Challenge:
Within the listing below, locate all lines containing the word "that". Copy each one.

Records supplied:
────────────────────────────────────────

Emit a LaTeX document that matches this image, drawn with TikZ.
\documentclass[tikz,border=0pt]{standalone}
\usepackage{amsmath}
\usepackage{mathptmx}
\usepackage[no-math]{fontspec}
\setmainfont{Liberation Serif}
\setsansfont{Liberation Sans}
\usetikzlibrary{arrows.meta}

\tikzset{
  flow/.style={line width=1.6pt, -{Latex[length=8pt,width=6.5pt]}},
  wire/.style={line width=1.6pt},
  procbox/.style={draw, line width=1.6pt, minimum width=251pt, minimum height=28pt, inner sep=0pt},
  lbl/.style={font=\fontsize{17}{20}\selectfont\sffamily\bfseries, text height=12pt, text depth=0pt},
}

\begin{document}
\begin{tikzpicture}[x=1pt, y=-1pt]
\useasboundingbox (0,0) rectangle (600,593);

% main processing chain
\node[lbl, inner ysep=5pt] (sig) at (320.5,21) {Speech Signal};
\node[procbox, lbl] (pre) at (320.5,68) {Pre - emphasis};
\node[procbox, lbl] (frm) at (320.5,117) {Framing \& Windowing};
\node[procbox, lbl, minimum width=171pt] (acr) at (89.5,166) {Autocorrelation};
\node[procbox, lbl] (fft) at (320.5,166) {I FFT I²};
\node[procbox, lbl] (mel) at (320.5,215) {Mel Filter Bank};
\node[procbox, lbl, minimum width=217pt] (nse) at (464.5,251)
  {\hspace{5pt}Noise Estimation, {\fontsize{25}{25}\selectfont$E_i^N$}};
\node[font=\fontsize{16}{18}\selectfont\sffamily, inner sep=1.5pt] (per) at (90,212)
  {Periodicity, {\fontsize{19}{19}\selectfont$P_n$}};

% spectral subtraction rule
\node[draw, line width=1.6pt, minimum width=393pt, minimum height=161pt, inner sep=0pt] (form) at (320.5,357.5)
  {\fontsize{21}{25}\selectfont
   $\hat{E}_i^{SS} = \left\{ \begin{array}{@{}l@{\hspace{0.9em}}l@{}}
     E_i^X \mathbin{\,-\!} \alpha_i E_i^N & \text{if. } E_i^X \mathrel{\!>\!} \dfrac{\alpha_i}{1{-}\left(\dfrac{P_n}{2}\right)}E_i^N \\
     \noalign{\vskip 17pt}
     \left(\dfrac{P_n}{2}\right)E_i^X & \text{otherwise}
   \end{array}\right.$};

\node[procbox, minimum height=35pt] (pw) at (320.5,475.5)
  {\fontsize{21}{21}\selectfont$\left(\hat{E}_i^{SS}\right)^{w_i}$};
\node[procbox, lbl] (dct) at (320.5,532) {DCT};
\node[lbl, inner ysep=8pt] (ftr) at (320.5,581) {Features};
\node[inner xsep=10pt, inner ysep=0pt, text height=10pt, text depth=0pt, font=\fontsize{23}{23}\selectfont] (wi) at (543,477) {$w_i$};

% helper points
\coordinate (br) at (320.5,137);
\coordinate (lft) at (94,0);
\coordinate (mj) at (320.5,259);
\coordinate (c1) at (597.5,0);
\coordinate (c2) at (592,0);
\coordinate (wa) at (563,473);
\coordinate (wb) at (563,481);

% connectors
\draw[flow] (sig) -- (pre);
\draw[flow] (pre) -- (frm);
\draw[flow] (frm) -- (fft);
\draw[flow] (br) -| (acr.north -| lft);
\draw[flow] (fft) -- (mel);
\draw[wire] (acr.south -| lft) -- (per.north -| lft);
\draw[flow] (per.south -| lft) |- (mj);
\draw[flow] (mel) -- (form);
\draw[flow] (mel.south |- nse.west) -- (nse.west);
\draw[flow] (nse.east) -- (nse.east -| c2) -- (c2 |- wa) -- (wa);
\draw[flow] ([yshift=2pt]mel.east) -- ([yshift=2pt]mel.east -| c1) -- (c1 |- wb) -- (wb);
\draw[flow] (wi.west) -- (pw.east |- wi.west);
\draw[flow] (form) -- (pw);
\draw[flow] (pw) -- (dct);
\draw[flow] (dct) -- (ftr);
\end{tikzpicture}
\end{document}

────────────────────────────────────────

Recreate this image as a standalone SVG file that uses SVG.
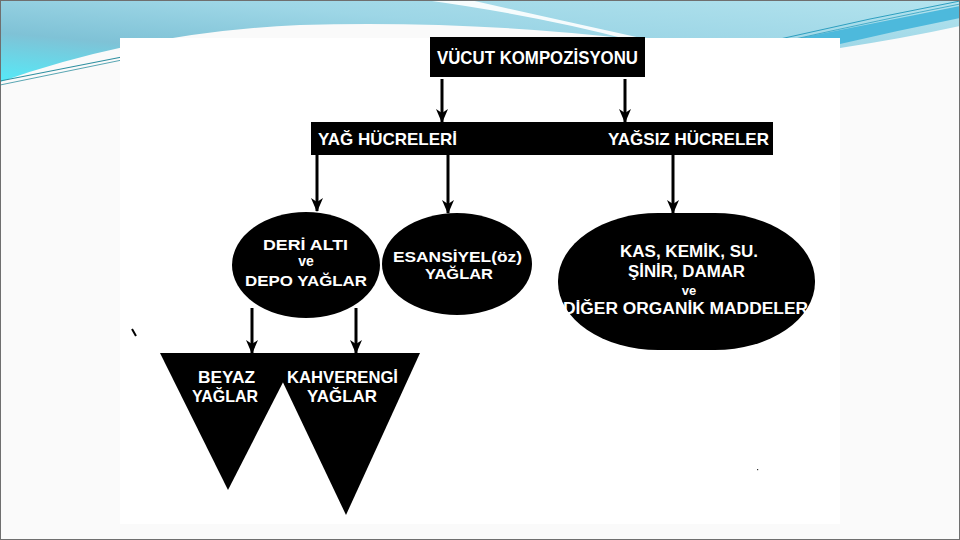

────────────────────────────────────────

Result below:
Emit a LaTeX document that matches this image, drawn with TikZ.
Recreate this image as a standalone SVG file that uses SVG.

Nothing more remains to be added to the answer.